The retirement method assumes that the employee will continue in his or her employment with the plan sponsor until reaching some specified retirement age; accordingly, the basis on which value is assessed includes projections as to future salary increases and service credit accruals. In contrast, under the termination method, the amount of the future pension entitlement is said to be assessed as if the pension plan member had terminated his or her employment on the valuation date. This means that only those service credits accrued to the valuation date are taken into account; it would also seem to imply that no consideration is given to the possibility of salary increases that may occur after that date. In practice, however, allowance is generally made for increases attributable to inflation (as opposed to those that might result from promotion or greater productivity), leading some to argue that the method that is actually being used is not a true termination method and that the label “termination method” is accordingly not appropriate. [13]



B. Which Method is Preferable?

The termination method seems generally to have found more favour than the retirement method, although the view that it represents the better approach is by no means universal. (Indeed, the Supreme Court of Canada has raised the possibility that the retirement method might provide an appropriate result in at least some circumstances.[14]) Two main arguments have been advanced in support of the termination method. The first is that by projecting salary levels and service credits that are earned after separation, the retirement method gives the non-member spouse the “fruits” of the member spouse’s post-separation labours and is in conflict with the FLA requirement that value be determined as of the valuation date.[15] How valid an objection this is can be debated; while the retirement method undeniably looks to post-separation events (or rather, assumptions about post-separation events), the “years of service” multiplier used in a defined benefit plan formula does not assign any greater weight to the final years of the member’s time with the plan sponsor than to the early years,[16] (although the dollar multiplicand employed in the formula obviously would be based on projected post-separation salary levels).

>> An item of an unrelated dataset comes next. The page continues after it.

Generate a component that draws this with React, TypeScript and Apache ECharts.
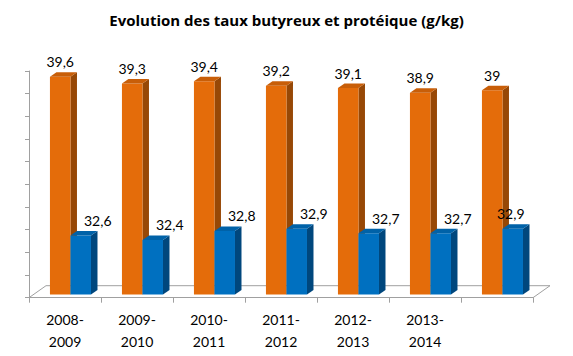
import React, { useEffect, useRef } from "react";
import * as echarts from "echarts";

const categories = ["2008-\n2009", "2009-\n2010", "2010-\n2011", "2011-\n2012", "2012-\n2013", "2013-\n2014", ""];
const tauxButyreux = [39.6, 39.3, 39.4, 39.2, 39.1, 38.9, 39];
const tauxProteique = [32.6, 32.4, 32.8, 32.9, 32.7, 32.7, 32.9];
const yMin = 30;
const yMax = 40;
const yInterval = 1;
const titleText = "Evolution des taux butyreux et protéique (g/kg)";

const FONT = "Lato, 'Open Sans', sans-serif";
const TITLE_FONT = "'Open Sans', Lato, sans-serif";
const AXIS_COLOR = "#A0A0A0";

const orangeColors = { front: "#E46C0A", side: "#974806", top: "#C85E08" };
const blueColors = { front: "#0070C0", side: "#00477D", top: "#0062A8" };

function fmt(v: number) {
  return String(v).replace(".", ",");
}

function makeBarRenderer(colors: any, slot: number, labelDx: (i: number) => number) {
  return (params: any, api: any) => {
    const idx = api.value(0);
    const val = api.value(1);
    const top = api.coord([idx, val]);
    const base = api.coord([idx, yMin]);
    const bandW = api.size([1, 0])[0];
    const barW = bandW * 0.285;
    const shiftX = bandW * 0.076;
    const shiftY = -3.3;
    const depthX = 6.5;
    const depthY = -4.5;
    const x0 = top[0] - (slot === 0 ? barW : 0) + shiftX;
    const x1 = x0 + barW;
    const yT = top[1] + shiftY;
    const yB = base[1] + shiftY;
    return {
      type: "group",
      children: [
        {
          type: "polygon",
          shape: { points: [[x1, yT], [x1 + depthX, yT + depthY], [x1 + depthX, yB + depthY], [x1, yB]] },
          style: { fill: colors.side },
        },
        {
          type: "rect",
          shape: { x: x0, y: yT, width: barW, height: yB - yT },
          style: { fill: colors.front },
        },
        {
          type: "polygon",
          shape: { points: [[x0, yT], [x1, yT], [x1 + depthX, yT + depthY], [x0 + depthX, yT + depthY]] },
          style: { fill: colors.top },
        },
        {
          type: "text",
          x: (x0 + x1) / 2 + labelDx(idx),
          y: yT - 15,
          style: {
            text: fmt(val),
            fill: "#000",
            fontSize: 14,
            fontFamily: FONT,
            align: "center",
            verticalAlign: "middle",
          },
        },
      ],
    };
  };
}

function floorRenderer(params: any, api: any) {
  const n = categories.length;
  const bandW = api.size([1, 0])[0];
  const l = api.coord([0, yMin]);
  const r = api.coord([n - 1, yMin]);
  const left = l[0] - bandW / 2;
  const right = r[0] + bandW / 2;
  const y = l[1];
  const dx = 17;
  const dy = -12;
  return {
    type: "polyline",
    shape: { points: [[left, y], [left + dx, y + dy], [right + dx, y + dy], [right, y]] },
    style: { stroke: AXIS_COLOR, fill: "none", lineWidth: 1 },
    silent: true,
  };
}

export default function App() {
  const ref = useRef<HTMLDivElement>(null);
  useEffect(() => {
    if (!ref.current) return;
    const chart = echarts.init(ref.current, undefined, { renderer: "svg" });
    const lastIdx = categories.length - 1;
    chart.setOption({
      animation: false,
      backgroundColor: "#fff",
      title: {
        text: titleText,
        left: "center",
        top: 7,
        textStyle: { fontFamily: TITLE_FONT, fontSize: 15, fontWeight: "bold", color: "#000" },
      },
      grid: { left: 29, right: 40, top: 71, bottom: 58.3, containLabel: false, outerBoundsMode: "none" },
      xAxis: {
        type: "category",
        data: categories,
        boundaryGap: true,
        axisLine: { show: true, lineStyle: { color: AXIS_COLOR, width: 1 } },
        axisTick: { show: true, length: 5, alignWithLabel: false, lineStyle: { color: AXIS_COLOR } },
        axisLabel: { interval: 0, fontSize: 14, lineHeight: 22, margin: 11, color: "#000", fontFamily: FONT },
        splitLine: { show: false },
      },
      yAxis: {
        type: "value",
        min: yMin,
        max: yMax,
        interval: yInterval,
        axisLine: { show: true, lineStyle: { color: AXIS_COLOR, width: 1 } },
        axisTick: { show: true, length: 4, lineStyle: { color: AXIS_COLOR } },
        axisLabel: { show: false },
        splitLine: { show: false },
      },
      series: [
        {
          type: "custom",
          name: "floor",
          data: [[0, yMin]],
          renderItem: floorRenderer,
          z: 1,
          silent: true,
        },
        {
          type: "custom",
          name: "Taux butyreux",
          data: tauxButyreux.map((v, i) => [i, v]),
          renderItem: makeBarRenderer(orangeColors, 0, () => 0),
          z: 2,
        },
        {
          type: "custom",
          name: "Taux protéique",
          data: tauxProteique.map((v, i) => [i, v]),
          renderItem: makeBarRenderer(blueColors, 1, (i: number) => (i === lastIdx ? -2 : 17)),
          z: 3,
        },
      ],
    });
    return () => chart.dispose();
  }, []);
  return (
    <div
      ref={ref}
      style={{ position: "fixed", left: 0, top: 0, width: 573, height: 356, background: "#fff" }}
    />
  );
}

The second principal objection to the retirement method concerns its highly speculative nature, resulting from the fact that it requires the making of assumptions as to what the member’s salary and service credits will be when he or she does retire. These assumptions will virtually never have a perfect correspondence with future facts as they unfold and they may not even be close. However, valuation using the termination method also involves the making of many assumptions which may turn out to be wrong. In order to produce a present value, the termination method, like the retirement method, must employ assumptions about what future interest rates and tax rates will be, about when (and possibly if)[17] the member spouse will retire and about how long he or she will collect the pension. Any of those assumptions could turn out to be incorrect, and in fact they will almost certainly prove to be so in any individual case, notwithstanding their validity from an actuarial point of view. And, if the assumptions made do turn out to be wrong, the actual value of the pension benefit in receipt and the value it had been considered to have had for equalization purposes could deviate quite dramatically, to the great disadvantage of one or the other spouse. For example, if the member spouse ends up collecting the pension for a longer period than that on which the valuation was based, the actual value of the pension rights may end up exceeding, perhaps by a quite considerable amount, that which was attributed to them as net family property.



C. Pre-Marriage Accruals

Another valuation issue that has arisen concerns the situation in which the member spouse joined the pension plan prior to the marriage; this requires setting a value on the pension rights not only for the valuation date but also for the date on which the spouses married, because the FLA requires that the value of property owned on the date of marriage be deducted in calculating net family property. Two approaches for addressing this situation have been put forward, the “pro rata approach” and the “value added approach”. Under the former, the separation[18] date value is multiplied by the quotient obtained when the number of years of pensionable service during the marriage is divided by the number of years of pensionable service in total. In contrast, the value added approach involves separate actuarial valuations for the marriage date and the separation date. (In other words, the marriage date value is not simply a derivative of the separation date value.) The pro rata approach tends to produce a higher value as of the marriage date than the value added approach, which necessarily results in a lower value being attributed to the portion of the pension that accrued during the marriage, and some have argued that the failure to provide a separate actuarial valuation as of the marriage date is not in accord with what the FLA requires;[19] however, the pro rata method was approved by a majority of the Supreme Court of Canada as generally being the fairer approach in Best v. Best.[20]